When Goldhill, says “it may sound counterintuitive….”[2], I can’t help but tune out the latter half of that statement. To me, it is exactly that. Counter-intuitive.
Drawing a parallel for if such a scheme were to be introduced back home (Pakistan), as pessimistic as it may sound, I believe, that an unconditional income might just push individuals towards a state of “long term workless-ness”. As pointed out by Gaffney[3], the scheme assumes an unrealistic division of labour between government and market.

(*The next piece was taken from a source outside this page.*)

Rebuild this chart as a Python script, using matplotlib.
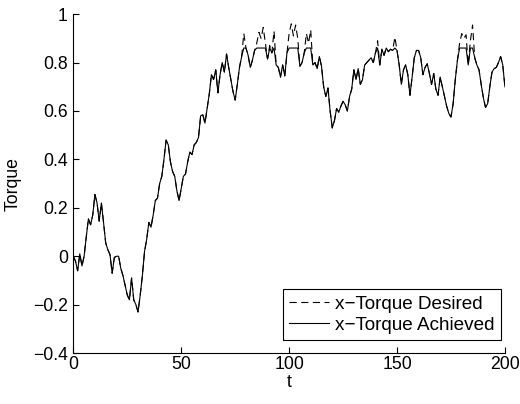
import matplotlib
matplotlib.use("Agg")
import matplotlib.pyplot as plt

plt.rcParams['font.family'] = ['Liberation Sans', 'DejaVu Sans']

t = list(range(0, 201))

torque_desired = [
    0.00, -0.02, -0.06, 0.01, -0.04, 0.00, 0.08, 0.155, 0.13, 0.17,
    0.255, 0.22, 0.145, 0.22, 0.14, 0.055, 0.027, 0.007, -0.07, -0.005,
    0.00, 0.00, -0.05, -0.08, -0.12, -0.16, -0.18, -0.09, -0.18, -0.20,
    -0.23, -0.16, -0.08, 0.02, 0.07, 0.14, 0.12, 0.17, 0.23, 0.24,
    0.30, 0.33, 0.40, 0.48, 0.46, 0.39, 0.35, 0.33, 0.27, 0.23,
    0.28, 0.33, 0.34, 0.39, 0.43, 0.42, 0.46, 0.47, 0.49, 0.58,
    0.585, 0.55, 0.61, 0.67, 0.75, 0.73, 0.77, 0.675, 0.75, 0.80,
    0.76, 0.835, 0.78, 0.73, 0.68, 0.645, 0.71, 0.78, 0.825, 0.92,
    0.86, 0.83, 0.78, 0.81, 0.85, 0.88, 0.925, 0.90, 0.945, 0.88,
    0.815, 0.87, 0.84, 0.93, 0.79, 0.78, 0.74, 0.79, 0.745, 0.84,
    0.92, 0.96, 0.91, 0.955, 0.90, 0.785, 0.80, 0.84, 0.92, 0.88,
    0.935, 0.79, 0.80, 0.775, 0.825, 0.785, 0.70, 0.66, 0.695, 0.60,
    0.53, 0.56, 0.61, 0.595, 0.62, 0.64, 0.625, 0.60, 0.66, 0.69,
    0.77, 0.73, 0.775, 0.71, 0.73, 0.79, 0.80, 0.81, 0.82, 0.80,
    0.84, 0.89, 0.79, 0.855, 0.83, 0.86, 0.845, 0.855, 0.85, 0.905,
    0.85, 0.79, 0.71, 0.77, 0.79, 0.75, 0.665, 0.74, 0.82, 0.85,
    0.85, 0.82, 0.75, 0.78, 0.795, 0.755, 0.71, 0.755, 0.69, 0.665,
    0.74, 0.70, 0.66, 0.62, 0.59, 0.575, 0.63, 0.73, 0.81, 0.88,
    0.92, 0.90, 0.915, 0.79, 0.89, 0.955, 0.82, 0.79, 0.77, 0.71,
    0.655, 0.615, 0.63, 0.70, 0.76, 0.775, 0.78, 0.80, 0.825, 0.79,
    0.70,
]

torque_achieved = [
    0.00, -0.02, -0.06, 0.01, -0.04, 0.00, 0.08, 0.155, 0.13, 0.17,
    0.255, 0.22, 0.145, 0.22, 0.14, 0.055, 0.027, 0.007, -0.07, -0.005,
    0.00, 0.00, -0.05, -0.08, -0.12, -0.16, -0.18, -0.09, -0.18, -0.20,
    -0.23, -0.16, -0.08, 0.02, 0.07, 0.14, 0.12, 0.17, 0.23, 0.24,
    0.30, 0.33, 0.40, 0.48, 0.46, 0.39, 0.35, 0.33, 0.27, 0.23,
    0.28, 0.33, 0.34, 0.39, 0.43, 0.42, 0.46, 0.47, 0.49, 0.58,
    0.585, 0.55, 0.61, 0.67, 0.75, 0.73, 0.77, 0.675, 0.75, 0.80,
    0.76, 0.835, 0.78, 0.73, 0.68, 0.645, 0.71, 0.78, 0.825, 0.86,
    0.86, 0.83, 0.78, 0.81, 0.85, 0.86, 0.86, 0.86, 0.86, 0.86,
    0.815, 0.86, 0.84, 0.86, 0.79, 0.78, 0.74, 0.79, 0.745, 0.84,
    0.86, 0.86, 0.86, 0.86, 0.86, 0.785, 0.80, 0.84, 0.86, 0.86,
    0.86, 0.79, 0.80, 0.775, 0.825, 0.785, 0.70, 0.66, 0.695, 0.60,
    0.53, 0.56, 0.61, 0.595, 0.62, 0.64, 0.625, 0.60, 0.66, 0.69,
    0.77, 0.73, 0.775, 0.71, 0.73, 0.79, 0.80, 0.81, 0.82, 0.80,
    0.84, 0.86, 0.79, 0.855, 0.83, 0.86, 0.845, 0.855, 0.85, 0.86,
    0.85, 0.79, 0.71, 0.77, 0.79, 0.75, 0.665, 0.74, 0.82, 0.85,
    0.85, 0.82, 0.75, 0.78, 0.795, 0.755, 0.71, 0.755, 0.69, 0.665,
    0.74, 0.70, 0.66, 0.62, 0.59, 0.575, 0.63, 0.73, 0.81, 0.86,
    0.86, 0.86, 0.86, 0.79, 0.86, 0.86, 0.82, 0.79, 0.77, 0.71,
    0.655, 0.615, 0.63, 0.70, 0.76, 0.775, 0.78, 0.80, 0.825, 0.79,
    0.70,
]

x_ticks = [0, 50, 100, 150, 200]
y_ticks = [-0.4, -0.2, 0, 0.2, 0.4, 0.6, 0.8, 1]
y_tick_labels = ['\u22120.4', '\u22120.2', '0', '0.2', '0.4', '0.6', '0.8', '1']

FS = 12.7

fig = plt.figure(figsize=(5.2, 4.04), dpi=100)
ax = fig.add_axes([0.141, 0.126, 0.83, 0.839])

ax.plot(t, torque_desired, color='black', linestyle=(0, (6.5, 4)), linewidth=0.8,
        label='x\u2212Torque Desired')
ax.plot(t, torque_achieved, color='black', linestyle='-', linewidth=0.8,
        label='x\u2212Torque Achieved')

ax.set_xlim(0, 200)
ax.set_ylim(-0.4, 1)
ax.set_xticks(x_ticks)
ax.set_yticks(y_ticks)
ax.set_yticklabels(y_tick_labels)

for side in ('top', 'right'):
    ax.spines[side].set_visible(False)
for side in ('left', 'bottom'):
    ax.spines[side].set_linewidth(0.8)

ax.tick_params(direction='in', length=4, width=0.8, labelsize=FS)
ax.tick_params(axis='x', pad=2)
ax.tick_params(axis='y', pad=4)
ax.set_xlabel('t', fontsize=FS, labelpad=1)
ax.set_ylabel('Torque', fontsize=FS, labelpad=8)

leg = ax.legend(loc='lower right', bbox_to_anchor=(0.9907, 0.038),
                fontsize=13.6, frameon=True, fancybox=False,
                edgecolor='black', framealpha=1, handlelength=2.1,
                borderpad=0.35, labelspacing=0.2, handletextpad=0.3,
                borderaxespad=0.0)
leg.get_frame().set_linewidth(0.8)

fig.savefig('out.png', dpi=100)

It assumes a world of perfect markets inhabited by perfectly rational individuals with perfect foresight and perfect mobility where the government’s role is to ensure economic security by redistributing income and then letting everything fall into place itself.
For those who would argue that Pakistan is hardly a good parallel for Finland, Gaffney gives the example of single parents in the UK, who till 2008, if unemployed, were part of a scheme similar to that proposed in Finland. They had no obligation to actively seek work even though tax credits ensured that they would be significantly better off if employed. Data shows that employment rates remained relatively low in that period till 2008, when obligations to look for work were imposed. By 2014 the employment rate outside London had risen from 57% to 61%. In London the increase was dramatic from a lower baseline: from 45% to 57%.
Long story short; incentives matter.
So where does that leave Finland? Unconditionality can lead to workers opting out of the labor market. And conditionality would see the return of means-testing and bureaucracy. Well, some mild investigative journalism later, it turns out it leaves Finland unperturbed.
The proposed scheme recently entered a decisive stage and the draft legislation has been presented for public discussion[4].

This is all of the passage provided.